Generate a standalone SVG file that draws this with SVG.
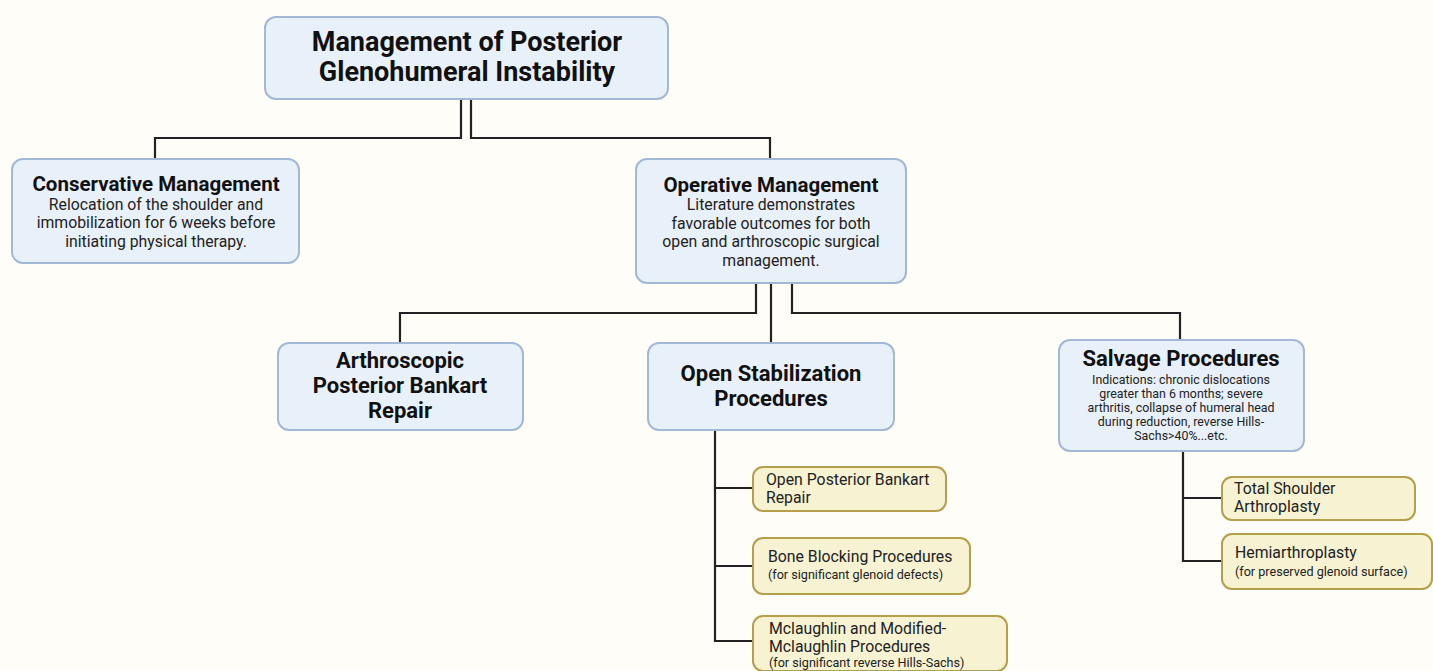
<svg xmlns="http://www.w3.org/2000/svg" width="1433" height="671" viewBox="0 0 1433 671">
<style>
.bg{fill:#FEFDF8}
.blue{fill:#E8F0FA;stroke:#A3B8D4;stroke-width:2}
.yel{fill:#F6F2D2;stroke:#B59F4A;stroke-width:2}
.line{fill:none;stroke:#222;stroke-width:2.2}
text{font-family:Roboto,"Liberation Sans",sans-serif;fill:#111}
.h1{font-size:27px;font-weight:bold;text-anchor:middle}
.h2{font-size:20.5px;font-weight:bold;text-anchor:middle}
.h3{font-size:22px;font-weight:bold;text-anchor:middle}
.b{font-size:15.8px;text-anchor:middle;fill:#222}
.s{font-size:12.4px;text-anchor:middle;fill:#222}
.y{font-size:15.8px;fill:#222}
.ys{font-size:12.6px;fill:#222}
</style>
<rect class="bg" x="0" y="0" width="1433" height="671"/>
<g id="connectors">
<path class="line" d="M461 99 V138 H155 V159"/>
<path class="line" d="M471 99 V138 H770 V159"/>
<path class="line" d="M756 283 V313 H400 V343"/>
<path class="line" d="M771 283 V343"/>
<path class="line" d="M792 283 V313 H1180 V340"/>
<path class="line" d="M715 430 V641 H753 M715 488 H753 M715 566 H753"/>
<path class="line" d="M1183 451 V561 H1222 M1183 498 H1222"/>
</g>
<g id="title">
<rect class="blue" x="265" y="17" width="403" height="82" rx="11"/>
<text class="h1" x="467" y="51">Management of Posterior</text>
<text class="h1" x="467" y="81">Glenohumeral Instability</text>
</g>
<g id="conservative">
<rect class="blue" x="12" y="159" width="287" height="104" rx="11"/>
<text class="h2" x="156" y="191">Conservative Management</text>
<text class="b" x="156" y="210">Relocation of the shoulder and</text>
<text class="b" x="156" y="228">immobilization for 6 weeks before</text>
<text class="b" x="156" y="247">initiating physical therapy.</text>
</g>
<g id="operative">
<rect class="blue" x="636" y="159" width="270" height="124" rx="11"/>
<text class="h2" x="771" y="192">Operative Management</text>
<text class="b" x="771" y="210">Literature demonstrates</text>
<text class="b" x="771" y="229">favorable outcomes for both</text>
<text class="b" x="771" y="247">open and arthroscopic surgical</text>
<text class="b" x="771" y="266">management.</text>
</g>
<g id="arthroscopic">
<rect class="blue" x="278" y="343" width="245" height="87" rx="11"/>
<text class="h3" x="400" y="368">Arthroscopic</text>
<text class="h3" x="400" y="393">Posterior Bankart</text>
<text class="h3" x="400" y="418">Repair</text>
</g>
<g id="open-stabilization">
<rect class="blue" x="648" y="343" width="246" height="87" rx="11"/>
<text class="h3" x="771" y="381">Open Stabilization</text>
<text class="h3" x="771" y="406">Procedures</text>
</g>
<g id="salvage">
<rect class="blue" x="1059" y="340" width="245" height="111" rx="11"/>
<text class="h3" x="1181" y="366">Salvage Procedures</text>
<text class="s" x="1181" y="384">Indications: chronic dislocations</text>
<text class="s" x="1181" y="398">greater than 6 months; severe</text>
<text class="s" x="1181" y="412">arthritis, collapse of humeral head</text>
<text class="s" x="1181" y="426">during reduction, reverse Hills-</text>
<text class="s" x="1181" y="440">Sachs&gt;40%...etc.</text>
</g>
<g id="open-bankart">
<rect class="yel" x="753" y="467" width="193" height="44" rx="10"/>
<text class="y" x="766" y="485">Open Posterior Bankart</text>
<text class="y" x="766" y="503">Repair</text>
</g>
<g id="bone-blocking">
<rect class="yel" x="753" y="538" width="217" height="56" rx="10"/>
<text class="y" x="768" y="562">Bone Blocking Procedures</text>
<text class="ys" x="768" y="579">(for significant glenoid defects)</text>
</g>
<g id="mclaughlin">
<rect class="yel" x="753" y="616" width="254" height="55" rx="10"/>
<text class="y" x="769" y="634">Mclaughlin and Modified-</text>
<text class="y" x="769" y="652">Mclaughlin Procedures</text>
<text class="ys" x="769" y="667">(for significant reverse Hills-Sachs)</text>
</g>
<g id="total-shoulder">
<rect class="yel" x="1222" y="477" width="193" height="43" rx="10"/>
<text class="y" x="1234" y="494">Total Shoulder</text>
<text class="y" x="1234" y="512">Arthroplasty</text>
</g>
<g id="hemiarthroplasty">
<rect class="yel" x="1222" y="534" width="210" height="55" rx="10"/>
<text class="y" x="1235" y="558">Hemiarthroplasty</text>
<text class="ys" x="1235" y="576">(for preserved glenoid surface)</text>
</g>
</svg>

++++++

## WHAT IS REQUIRED
Leave the images out and output the remaining material exactly as it stands.

## EXERCISE RESULT
Generate a standalone SVG file that draws this with SVG.
<svg xmlns="http://www.w3.org/2000/svg" width="1433" height="671" viewBox="0 0 1433 671">
<style>
.bg{fill:#FEFDF8}
.blue{fill:#E8F0FA;stroke:#A3B8D4;stroke-width:2}
.yel{fill:#F6F2D2;stroke:#B59F4A;stroke-width:2}
.line{fill:none;stroke:#222;stroke-width:2.2}
text{font-family:Roboto,"Liberation Sans",sans-serif;fill:#111}
.h1{font-size:27px;font-weight:bold;text-anchor:middle}
.h2{font-size:20.5px;font-weight:bold;text-anchor:middle}
.h3{font-size:22px;font-weight:bold;text-anchor:middle}
.b{font-size:15.8px;text-anchor:middle;fill:#222}
.s{font-size:12.4px;text-anchor:middle;fill:#222}
.y{font-size:15.8px;fill:#222}
.ys{font-size:12.6px;fill:#222}
</style>
<rect class="bg" x="0" y="0" width="1433" height="671"/>
<g id="connectors">
<path class="line" d="M461 99 V138 H155 V159"/>
<path class="line" d="M471 99 V138 H770 V159"/>
<path class="line" d="M756 283 V313 H400 V343"/>
<path class="line" d="M771 283 V343"/>
<path class="line" d="M792 283 V313 H1180 V340"/>
<path class="line" d="M715 430 V641 H753 M715 488 H753 M715 566 H753"/>
<path class="line" d="M1183 451 V561 H1222 M1183 498 H1222"/>
</g>
<g id="title">
<rect class="blue" x="265" y="17" width="403" height="82" rx="11"/>
<text class="h1" x="467" y="51">Management of Posterior</text>
<text class="h1" x="467" y="81">Glenohumeral Instability</text>
</g>
<g id="conservative">
<rect class="blue" x="12" y="159" width="287" height="104" rx="11"/>
<text class="h2" x="156" y="191">Conservative Management</text>
<text class="b" x="156" y="210">Relocation of the shoulder and</text>
<text class="b" x="156" y="228">immobilization for 6 weeks before</text>
<text class="b" x="156" y="247">initiating physical therapy.</text>
</g>
<g id="operative">
<rect class="blue" x="636" y="159" width="270" height="124" rx="11"/>
<text class="h2" x="771" y="192">Operative Management</text>
<text class="b" x="771" y="210">Literature demonstrates</text>
<text class="b" x="771" y="229">favorable outcomes for both</text>
<text class="b" x="771" y="247">open and arthroscopic surgical</text>
<text class="b" x="771" y="266">management.</text>
</g>
<g id="arthroscopic">
<rect class="blue" x="278" y="343" width="245" height="87" rx="11"/>
<text class="h3" x="400" y="368">Arthroscopic</text>
<text class="h3" x="400" y="393">Posterior Bankart</text>
<text class="h3" x="400" y="418">Repair</text>
</g>
<g id="open-stabilization">
<rect class="blue" x="648" y="343" width="246" height="87" rx="11"/>
<text class="h3" x="771" y="381">Open Stabilization</text>
<text class="h3" x="771" y="406">Procedures</text>
</g>
<g id="salvage">
<rect class="blue" x="1059" y="340" width="245" height="111" rx="11"/>
<text class="h3" x="1181" y="366">Salvage Procedures</text>
<text class="s" x="1181" y="384">Indications: chronic dislocations</text>
<text class="s" x="1181" y="398">greater than 6 months; severe</text>
<text class="s" x="1181" y="412">arthritis, collapse of humeral head</text>
<text class="s" x="1181" y="426">during reduction, reverse Hills-</text>
<text class="s" x="1181" y="440">Sachs&gt;40%...etc.</text>
</g>
<g id="open-bankart">
<rect class="yel" x="753" y="467" width="193" height="44" rx="10"/>
<text class="y" x="766" y="485">Open Posterior Bankart</text>
<text class="y" x="766" y="503">Repair</text>
</g>
<g id="bone-blocking">
<rect class="yel" x="753" y="538" width="217" height="56" rx="10"/>
<text class="y" x="768" y="562">Bone Blocking Procedures</text>
<text class="ys" x="768" y="579">(for significant glenoid defects)</text>
</g>
<g id="mclaughlin">
<rect class="yel" x="753" y="616" width="254" height="55" rx="10"/>
<text class="y" x="769" y="634">Mclaughlin and Modified-</text>
<text class="y" x="769" y="652">Mclaughlin Procedures</text>
<text class="ys" x="769" y="667">(for significant reverse Hills-Sachs)</text>
</g>
<g id="total-shoulder">
<rect class="yel" x="1222" y="477" width="193" height="43" rx="10"/>
<text class="y" x="1234" y="494">Total Shoulder</text>
<text class="y" x="1234" y="512">Arthroplasty</text>
</g>
<g id="hemiarthroplasty">
<rect class="yel" x="1222" y="534" width="210" height="55" rx="10"/>
<text class="y" x="1235" y="558">Hemiarthroplasty</text>
<text class="ys" x="1235" y="576">(for preserved glenoid surface)</text>
</g>
</svg>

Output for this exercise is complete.